#### Problem requirements:
The entries below contain pictures. Retype everything except those pictures, exactly as given.

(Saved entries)

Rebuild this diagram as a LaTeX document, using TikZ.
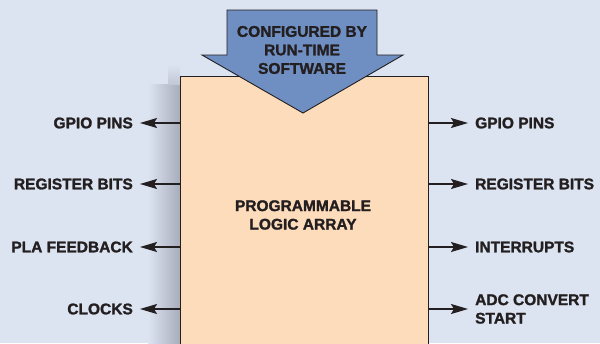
\documentclass[tikz,border=0pt]{standalone}
\usepackage{fontspec}
\usepackage{tikz}
\usepackage{xcolor}
\usetikzlibrary{calc,arrows.meta}
\setmainfont{Liberation Sans}[BoldFeatures={FakeBold=1.5}]
\definecolor{backcolorc}{HTML}{DCE3F1}
\definecolor{placolorc}{HTML}{FDDCBC}
\definecolor{cfgcolorc}{HTML}{6F8FC2}
\definecolor{inkc}{HTML}{231F20}
\definecolor{shadowcolor}{HTML}{A8ADBC}
\tikzstyle{plabox} =[
    draw=inkc,
    fill=placolorc,
    line width=1.4pt,
    rectangle,
    minimum width=248pt,
    minimum height=272pt,
    inner sep=0pt
    ]
\tikzstyle{siglabel} =[
    text=inkc,
    font=\bfseries\fontsize{15.5}{18.5}\selectfont,
    inner xsep=7pt,
    inner ysep=0pt
    ]
\tikzset{sig/.style={
    draw=inkc,
    line width=1.5pt,
    -{Stealth[length=17pt,width=10pt,inset=3pt]}
    }}

\begin{document}
\begin{tikzpicture}[x=1pt,y=-1pt]
% page and background
\fill[backcolorc] (0,0) rectangle (600,343);
\useasboundingbox (0,0) rectangle (600,343);
% shadow left of the array
\shade[left color=backcolorc, right color=shadowcolor] (148,84) rectangle (180,343);
\shade[top color=backcolorc, bottom color=shadowcolor!50!backcolorc] (168,64) rectangle (180,84);
% the logic array itself
\node [plabox, anchor=north west] (pla) at (180,76) {};
\node [siglabel, align=center] (planame) at (303,215) {PROGRAMMABLE\\LOGIC ARRAY};
% configuration arrow
\draw[draw=inkc, fill=cfgcolorc, line width=0.9pt]
    (227,10) -- (377,10) -- (377,55) -- (403,55) -- (303,113)
    -- (202,55) -- (227,55) -- cycle;
\node [siglabel, align=center] (cfg) at (302,50) {CONFIGURED BY\\RUN-TIME\\SOFTWARE};
% left side signals
\node [siglabel, anchor=east] (lgpio) at (140,123) {GPIO PINS};
\node [siglabel, anchor=east] (lreg) at (140,184) {REGISTER BITS};
\node [siglabel, anchor=east] (lfb) at (140,247) {PLA FEEDBACK};
\node [siglabel, anchor=east] (lclk) at (140,309) {CLOCKS};
\foreach \s in {lgpio,lreg,lfb,lclk}
    \draw[sig] (pla.west |- \s.east) -- (\s.east);
% right side signals
\node [siglabel, anchor=west] (rgpio) at (468,123) {GPIO PINS};
\node [siglabel, anchor=west] (rreg) at (468,184) {REGISTER BITS};
\node [siglabel, anchor=west] (rirq) at (468,247) {INTERRUPTS};
\node [siglabel, anchor=west, align=left] (radc) at (468,309) {ADC CONVERT\\START};
\foreach \s in {rgpio,rreg,rirq,radc}
    \draw[sig] (pla.east |- \s.west) -- (\s.west);
\end{tikzpicture}
\end{document}
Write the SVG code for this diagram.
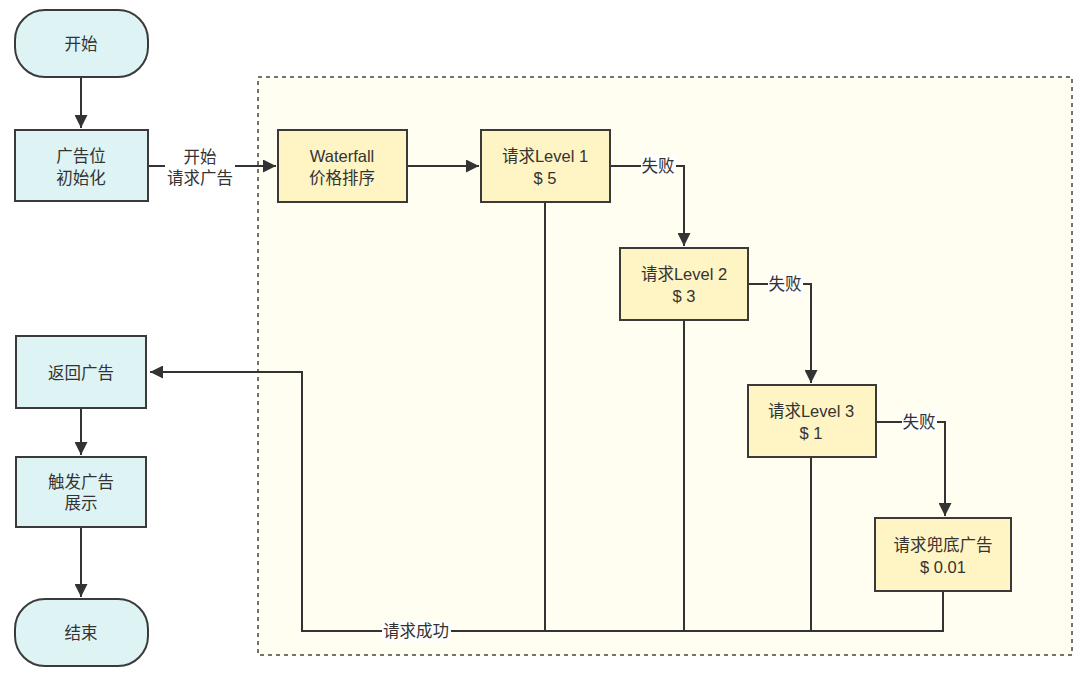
<svg xmlns="http://www.w3.org/2000/svg" width="1080" height="678" viewBox="0 0 1080 678">
<defs>
<style>
.t{font-family:"Liberation Sans","Noto Sans CJK SC",sans-serif;font-size:16.5px;fill:#333;text-anchor:middle;dominant-baseline:central}
.c{fill:#def3f4;stroke:#3a3a3a;stroke-width:2}
.y{fill:#fff4c3;stroke:#3a3a3a;stroke-width:2}
.e{fill:none;stroke:#333;stroke-width:2}
.lb{fill:#ffffff}
</style>
<marker id="a" viewBox="0 0 10 10" refX="10" refY="5" markerWidth="6.5" markerHeight="6.5" orient="auto" markerUnits="strokeWidth">
<path d="M0,0 L10,5 L0,10 z" fill="#333"/>
</marker>
</defs>
<rect width="1080" height="678" fill="#fff"/>
<g id="container">
<rect x="258" y="77" width="814" height="578" fill="#fffef0" stroke="#444" stroke-width="1.5" stroke-dasharray="4,4"/>
</g>
<g id="connectors">
<path class="e" d="M81,77 V128" marker-end="url(#a)"/>
<path class="e" d="M148,166 H240 V166 H276" marker-end="url(#a)"/>
<path class="e" d="M407,166 H479" marker-end="url(#a)"/>
<path class="e" d="M610,166 H684 V246" marker-end="url(#a)"/>
<path class="e" d="M748,284 H811 V383" marker-end="url(#a)"/>
<path class="e" d="M876,422 H945 V516" marker-end="url(#a)"/>
<path class="e" d="M545,202 V631 M684,320 V631 M811,457 V631 M943,591 V631 H302 V372 H150" marker-end="url(#a)"/>
<path class="e" d="M81,408 V455" marker-end="url(#a)"/>
<path class="e" d="M81,527 V597" marker-end="url(#a)"/>
<rect x="165" y="147" width="70" height="40" fill="#fff"/>
<text class="t" x="200" y="157">开始</text>
<text class="t" x="200" y="178">请求广告</text>
<rect x="641" y="156" width="35" height="20" class="lb"/>
<text class="t" x="658" y="166">失败</text>
<rect x="768" y="274" width="35" height="20" class="lb"/>
<text class="t" x="785" y="284">失败</text>
<rect x="902" y="412" width="35" height="20" class="lb"/>
<text class="t" x="919" y="422">失败</text>
<rect x="382" y="621" width="69" height="20" class="lb"/>
<text class="t" x="416" y="631">请求成功</text>
</g>
<g id="start">
<rect class="c" x="15" y="10" width="133" height="67" rx="30" ry="30"/>
<text class="t" x="81" y="44">开始</text>
</g>
<g id="init">
<rect class="c" x="15" y="130" width="133" height="71"/>
<text class="t" x="81" y="156">广告位</text>
<text class="t" x="81" y="178">初始化</text>
</g>
<g id="waterfall">
<rect class="y" x="278" y="130" width="129" height="72"/>
<text class="t" x="342" y="156">Waterfall</text>
<text class="t" x="342" y="178">价格排序</text>
</g>
<g id="level1">
<rect class="y" x="481" y="130" width="129" height="72"/>
<text class="t" x="545" y="156">请求Level 1</text>
<text class="t" x="545" y="178">$ 5</text>
</g>
<g id="level2">
<rect class="y" x="620" y="248" width="128" height="72"/>
<text class="t" x="684" y="274">请求Level 2</text>
<text class="t" x="684" y="296">$ 3</text>
</g>
<g id="level3">
<rect class="y" x="748" y="385" width="128" height="72"/>
<text class="t" x="811" y="411">请求Level 3</text>
<text class="t" x="811" y="433">$ 1</text>
</g>
<g id="fallback">
<rect class="y" x="875" y="518" width="136" height="73"/>
<text class="t" x="943" y="545">请求兜底广告</text>
<text class="t" x="943" y="567">$ 0.01</text>
</g>
<g id="return">
<rect class="c" x="16" y="336" width="130" height="72"/>
<text class="t" x="81" y="373">返回广告</text>
</g>
<g id="show">
<rect class="c" x="16" y="457" width="130" height="70"/>
<text class="t" x="81" y="482">触发广告</text>
<text class="t" x="81" y="503">展示</text>
</g>
<g id="end">
<rect class="c" x="15" y="599" width="133" height="67" rx="30" ry="30"/>
<text class="t" x="81" y="633">结束</text>
</g>
</svg>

#### Solution to the problem:
Rebuild this diagram as a LaTeX document, using TikZ.
\documentclass[tikz,border=0pt]{standalone}
\usepackage{fontspec}
\usepackage{tikz}
\usepackage{xcolor}
\usetikzlibrary{calc,arrows.meta}
\setmainfont{Liberation Sans}[BoldFeatures={FakeBold=1.5}]
\definecolor{backcolorc}{HTML}{DCE3F1}
\definecolor{placolorc}{HTML}{FDDCBC}
\definecolor{cfgcolorc}{HTML}{6F8FC2}
\definecolor{inkc}{HTML}{231F20}
\definecolor{shadowcolor}{HTML}{A8ADBC}
\tikzstyle{plabox} =[
    draw=inkc,
    fill=placolorc,
    line width=1.4pt,
    rectangle,
    minimum width=248pt,
    minimum height=272pt,
    inner sep=0pt
    ]
\tikzstyle{siglabel} =[
    text=inkc,
    font=\bfseries\fontsize{15.5}{18.5}\selectfont,
    inner xsep=7pt,
    inner ysep=0pt
    ]
\tikzset{sig/.style={
    draw=inkc,
    line width=1.5pt,
    -{Stealth[length=17pt,width=10pt,inset=3pt]}
    }}

\begin{document}
\begin{tikzpicture}[x=1pt,y=-1pt]
% page and background
\fill[backcolorc] (0,0) rectangle (600,343);
\useasboundingbox (0,0) rectangle (600,343);
% shadow left of the array
\shade[left color=backcolorc, right color=shadowcolor] (148,84) rectangle (180,343);
\shade[top color=backcolorc, bottom color=shadowcolor!50!backcolorc] (168,64) rectangle (180,84);
% the logic array itself
\node [plabox, anchor=north west] (pla) at (180,76) {};
\node [siglabel, align=center] (planame) at (303,215) {PROGRAMMABLE\\LOGIC ARRAY};
% configuration arrow
\draw[draw=inkc, fill=cfgcolorc, line width=0.9pt]
    (227,10) -- (377,10) -- (377,55) -- (403,55) -- (303,113)
    -- (202,55) -- (227,55) -- cycle;
\node [siglabel, align=center] (cfg) at (302,50) {CONFIGURED BY\\RUN-TIME\\SOFTWARE};
% left side signals
\node [siglabel, anchor=east] (lgpio) at (140,123) {GPIO PINS};
\node [siglabel, anchor=east] (lreg) at (140,184) {REGISTER BITS};
\node [siglabel, anchor=east] (lfb) at (140,247) {PLA FEEDBACK};
\node [siglabel, anchor=east] (lclk) at (140,309) {CLOCKS};
\foreach \s in {lgpio,lreg,lfb,lclk}
    \draw[sig] (pla.west |- \s.east) -- (\s.east);
% right side signals
\node [siglabel, anchor=west] (rgpio) at (468,123) {GPIO PINS};
\node [siglabel, anchor=west] (rreg) at (468,184) {REGISTER BITS};
\node [siglabel, anchor=west] (rirq) at (468,247) {INTERRUPTS};
\node [siglabel, anchor=west, align=left] (radc) at (468,309) {ADC CONVERT\\START};
\foreach \s in {rgpio,rreg,rirq,radc}
    \draw[sig] (pla.east |- \s.west) -- (\s.west);
\end{tikzpicture}
\end{document}
Write the SVG code for this diagram.
<svg xmlns="http://www.w3.org/2000/svg" width="1080" height="678" viewBox="0 0 1080 678">
<defs>
<style>
.t{font-family:"Liberation Sans","Noto Sans CJK SC",sans-serif;font-size:16.5px;fill:#333;text-anchor:middle;dominant-baseline:central}
.c{fill:#def3f4;stroke:#3a3a3a;stroke-width:2}
.y{fill:#fff4c3;stroke:#3a3a3a;stroke-width:2}
.e{fill:none;stroke:#333;stroke-width:2}
.lb{fill:#ffffff}
</style>
<marker id="a" viewBox="0 0 10 10" refX="10" refY="5" markerWidth="6.5" markerHeight="6.5" orient="auto" markerUnits="strokeWidth">
<path d="M0,0 L10,5 L0,10 z" fill="#333"/>
</marker>
</defs>
<rect width="1080" height="678" fill="#fff"/>
<g id="container">
<rect x="258" y="77" width="814" height="578" fill="#fffef0" stroke="#444" stroke-width="1.5" stroke-dasharray="4,4"/>
</g>
<g id="connectors">
<path class="e" d="M81,77 V128" marker-end="url(#a)"/>
<path class="e" d="M148,166 H240 V166 H276" marker-end="url(#a)"/>
<path class="e" d="M407,166 H479" marker-end="url(#a)"/>
<path class="e" d="M610,166 H684 V246" marker-end="url(#a)"/>
<path class="e" d="M748,284 H811 V383" marker-end="url(#a)"/>
<path class="e" d="M876,422 H945 V516" marker-end="url(#a)"/>
<path class="e" d="M545,202 V631 M684,320 V631 M811,457 V631 M943,591 V631 H302 V372 H150" marker-end="url(#a)"/>
<path class="e" d="M81,408 V455" marker-end="url(#a)"/>
<path class="e" d="M81,527 V597" marker-end="url(#a)"/>
<rect x="165" y="147" width="70" height="40" fill="#fff"/>
<text class="t" x="200" y="157">开始</text>
<text class="t" x="200" y="178">请求广告</text>
<rect x="641" y="156" width="35" height="20" class="lb"/>
<text class="t" x="658" y="166">失败</text>
<rect x="768" y="274" width="35" height="20" class="lb"/>
<text class="t" x="785" y="284">失败</text>
<rect x="902" y="412" width="35" height="20" class="lb"/>
<text class="t" x="919" y="422">失败</text>
<rect x="382" y="621" width="69" height="20" class="lb"/>
<text class="t" x="416" y="631">请求成功</text>
</g>
<g id="start">
<rect class="c" x="15" y="10" width="133" height="67" rx="30" ry="30"/>
<text class="t" x="81" y="44">开始</text>
</g>
<g id="init">
<rect class="c" x="15" y="130" width="133" height="71"/>
<text class="t" x="81" y="156">广告位</text>
<text class="t" x="81" y="178">初始化</text>
</g>
<g id="waterfall">
<rect class="y" x="278" y="130" width="129" height="72"/>
<text class="t" x="342" y="156">Waterfall</text>
<text class="t" x="342" y="178">价格排序</text>
</g>
<g id="level1">
<rect class="y" x="481" y="130" width="129" height="72"/>
<text class="t" x="545" y="156">请求Level 1</text>
<text class="t" x="545" y="178">$ 5</text>
</g>
<g id="level2">
<rect class="y" x="620" y="248" width="128" height="72"/>
<text class="t" x="684" y="274">请求Level 2</text>
<text class="t" x="684" y="296">$ 3</text>
</g>
<g id="level3">
<rect class="y" x="748" y="385" width="128" height="72"/>
<text class="t" x="811" y="411">请求Level 3</text>
<text class="t" x="811" y="433">$ 1</text>
</g>
<g id="fallback">
<rect class="y" x="875" y="518" width="136" height="73"/>
<text class="t" x="943" y="545">请求兜底广告</text>
<text class="t" x="943" y="567">$ 0.01</text>
</g>
<g id="return">
<rect class="c" x="16" y="336" width="130" height="72"/>
<text class="t" x="81" y="373">返回广告</text>
</g>
<g id="show">
<rect class="c" x="16" y="457" width="130" height="70"/>
<text class="t" x="81" y="482">触发广告</text>
<text class="t" x="81" y="503">展示</text>
</g>
<g id="end">
<rect class="c" x="15" y="599" width="133" height="67" rx="30" ry="30"/>
<text class="t" x="81" y="633">结束</text>
</g>
</svg>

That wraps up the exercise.